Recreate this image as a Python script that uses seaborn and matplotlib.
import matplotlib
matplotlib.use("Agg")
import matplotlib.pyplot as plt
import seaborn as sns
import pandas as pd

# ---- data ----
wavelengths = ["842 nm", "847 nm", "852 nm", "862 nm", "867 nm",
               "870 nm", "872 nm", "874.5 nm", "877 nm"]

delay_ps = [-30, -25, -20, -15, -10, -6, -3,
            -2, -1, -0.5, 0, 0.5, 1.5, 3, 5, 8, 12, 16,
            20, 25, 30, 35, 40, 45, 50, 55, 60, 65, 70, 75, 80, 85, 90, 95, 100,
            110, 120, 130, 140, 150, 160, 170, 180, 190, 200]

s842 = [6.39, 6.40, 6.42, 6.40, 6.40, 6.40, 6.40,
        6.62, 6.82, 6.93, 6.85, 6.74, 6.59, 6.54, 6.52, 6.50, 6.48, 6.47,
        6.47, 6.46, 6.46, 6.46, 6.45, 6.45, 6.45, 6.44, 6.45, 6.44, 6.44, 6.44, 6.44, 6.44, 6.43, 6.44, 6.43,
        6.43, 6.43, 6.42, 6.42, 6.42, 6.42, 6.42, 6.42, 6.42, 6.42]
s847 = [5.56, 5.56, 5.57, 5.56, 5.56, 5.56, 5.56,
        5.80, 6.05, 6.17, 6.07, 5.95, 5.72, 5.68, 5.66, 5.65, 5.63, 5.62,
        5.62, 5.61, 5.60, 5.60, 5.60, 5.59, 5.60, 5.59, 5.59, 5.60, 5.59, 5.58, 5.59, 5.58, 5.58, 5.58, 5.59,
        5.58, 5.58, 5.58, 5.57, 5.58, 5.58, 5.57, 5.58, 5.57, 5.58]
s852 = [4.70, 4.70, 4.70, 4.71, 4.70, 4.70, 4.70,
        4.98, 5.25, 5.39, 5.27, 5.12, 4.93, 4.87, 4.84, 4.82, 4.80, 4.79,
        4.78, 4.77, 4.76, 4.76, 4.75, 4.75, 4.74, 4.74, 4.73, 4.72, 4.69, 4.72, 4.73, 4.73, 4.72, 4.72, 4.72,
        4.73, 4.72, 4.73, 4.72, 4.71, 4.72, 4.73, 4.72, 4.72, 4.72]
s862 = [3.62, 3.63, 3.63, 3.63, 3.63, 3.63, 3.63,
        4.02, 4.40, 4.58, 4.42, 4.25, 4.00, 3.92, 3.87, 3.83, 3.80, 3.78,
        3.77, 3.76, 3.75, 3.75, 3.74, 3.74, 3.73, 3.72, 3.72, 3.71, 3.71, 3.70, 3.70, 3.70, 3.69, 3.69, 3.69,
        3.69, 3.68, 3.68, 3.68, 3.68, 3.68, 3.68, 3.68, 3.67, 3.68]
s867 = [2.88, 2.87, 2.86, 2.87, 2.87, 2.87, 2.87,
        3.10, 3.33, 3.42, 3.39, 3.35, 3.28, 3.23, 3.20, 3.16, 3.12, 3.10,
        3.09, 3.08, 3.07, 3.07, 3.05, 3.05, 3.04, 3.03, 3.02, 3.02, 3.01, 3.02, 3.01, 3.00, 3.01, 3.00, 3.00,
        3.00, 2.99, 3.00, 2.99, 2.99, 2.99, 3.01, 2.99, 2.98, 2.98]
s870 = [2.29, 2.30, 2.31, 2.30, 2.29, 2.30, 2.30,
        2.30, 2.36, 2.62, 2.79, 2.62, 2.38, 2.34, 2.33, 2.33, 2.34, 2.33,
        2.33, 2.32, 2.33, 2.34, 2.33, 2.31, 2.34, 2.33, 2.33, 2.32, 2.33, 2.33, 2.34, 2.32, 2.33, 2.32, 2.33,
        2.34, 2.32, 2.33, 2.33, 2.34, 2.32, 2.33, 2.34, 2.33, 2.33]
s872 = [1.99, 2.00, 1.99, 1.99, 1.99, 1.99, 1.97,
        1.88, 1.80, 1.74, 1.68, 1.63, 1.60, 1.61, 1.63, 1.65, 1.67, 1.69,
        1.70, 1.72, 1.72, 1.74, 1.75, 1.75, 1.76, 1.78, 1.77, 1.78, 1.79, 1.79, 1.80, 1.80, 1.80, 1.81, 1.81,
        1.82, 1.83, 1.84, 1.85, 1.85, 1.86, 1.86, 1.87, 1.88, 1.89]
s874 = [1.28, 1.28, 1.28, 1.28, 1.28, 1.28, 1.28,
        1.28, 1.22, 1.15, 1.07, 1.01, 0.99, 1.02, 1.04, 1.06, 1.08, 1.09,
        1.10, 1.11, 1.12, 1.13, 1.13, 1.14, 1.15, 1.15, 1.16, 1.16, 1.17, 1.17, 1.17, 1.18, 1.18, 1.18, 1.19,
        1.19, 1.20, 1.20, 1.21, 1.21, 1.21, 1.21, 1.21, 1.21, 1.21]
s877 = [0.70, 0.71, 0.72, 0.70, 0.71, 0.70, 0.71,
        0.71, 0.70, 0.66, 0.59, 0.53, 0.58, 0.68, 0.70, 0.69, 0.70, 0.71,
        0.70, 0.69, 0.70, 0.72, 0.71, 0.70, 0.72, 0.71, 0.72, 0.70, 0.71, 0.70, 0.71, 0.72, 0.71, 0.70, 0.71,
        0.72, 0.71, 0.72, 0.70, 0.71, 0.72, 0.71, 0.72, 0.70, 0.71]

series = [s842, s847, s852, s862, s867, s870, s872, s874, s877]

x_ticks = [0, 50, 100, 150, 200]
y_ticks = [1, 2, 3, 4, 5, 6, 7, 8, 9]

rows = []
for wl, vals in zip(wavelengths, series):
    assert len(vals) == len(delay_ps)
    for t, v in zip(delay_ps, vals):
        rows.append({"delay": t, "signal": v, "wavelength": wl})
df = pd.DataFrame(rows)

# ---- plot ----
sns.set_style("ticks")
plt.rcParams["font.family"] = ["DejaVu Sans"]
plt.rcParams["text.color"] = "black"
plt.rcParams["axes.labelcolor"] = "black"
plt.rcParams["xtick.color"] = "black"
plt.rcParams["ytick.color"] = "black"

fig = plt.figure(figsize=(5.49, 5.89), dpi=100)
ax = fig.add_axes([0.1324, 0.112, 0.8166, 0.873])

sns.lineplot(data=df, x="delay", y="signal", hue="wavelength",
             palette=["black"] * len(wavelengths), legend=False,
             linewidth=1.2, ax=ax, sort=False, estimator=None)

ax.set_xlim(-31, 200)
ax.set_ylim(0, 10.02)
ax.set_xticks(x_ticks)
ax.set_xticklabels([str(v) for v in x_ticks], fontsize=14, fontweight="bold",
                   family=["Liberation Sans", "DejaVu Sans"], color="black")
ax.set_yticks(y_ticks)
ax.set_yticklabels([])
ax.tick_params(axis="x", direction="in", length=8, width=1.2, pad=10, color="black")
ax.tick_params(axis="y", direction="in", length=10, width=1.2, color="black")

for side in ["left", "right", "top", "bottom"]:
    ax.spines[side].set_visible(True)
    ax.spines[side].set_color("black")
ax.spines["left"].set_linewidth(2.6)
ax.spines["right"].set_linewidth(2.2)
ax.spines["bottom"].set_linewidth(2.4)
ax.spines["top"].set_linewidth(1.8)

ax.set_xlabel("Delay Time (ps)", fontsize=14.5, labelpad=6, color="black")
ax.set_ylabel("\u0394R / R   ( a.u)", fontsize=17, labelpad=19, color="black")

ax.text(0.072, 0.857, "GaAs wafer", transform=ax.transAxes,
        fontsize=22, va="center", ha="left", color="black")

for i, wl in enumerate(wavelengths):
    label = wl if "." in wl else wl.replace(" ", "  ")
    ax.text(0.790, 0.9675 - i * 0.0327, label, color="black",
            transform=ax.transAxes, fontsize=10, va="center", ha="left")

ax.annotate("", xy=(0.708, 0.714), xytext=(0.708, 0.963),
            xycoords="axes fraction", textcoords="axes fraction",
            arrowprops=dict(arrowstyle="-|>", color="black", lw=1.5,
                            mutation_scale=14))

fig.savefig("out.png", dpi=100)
* * *
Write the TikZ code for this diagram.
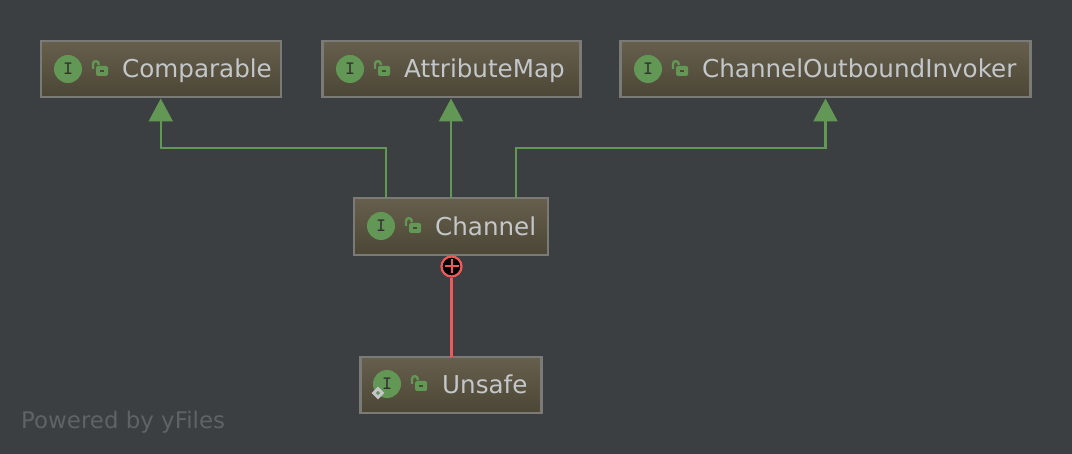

Problem to work on » Return a copy of every line that includes the word "matplotlib".

The solution »
Recreate this image as a Python script that uses seaborn and matplotlib.
import matplotlib
matplotlib.use("Agg")
import matplotlib.pyplot as plt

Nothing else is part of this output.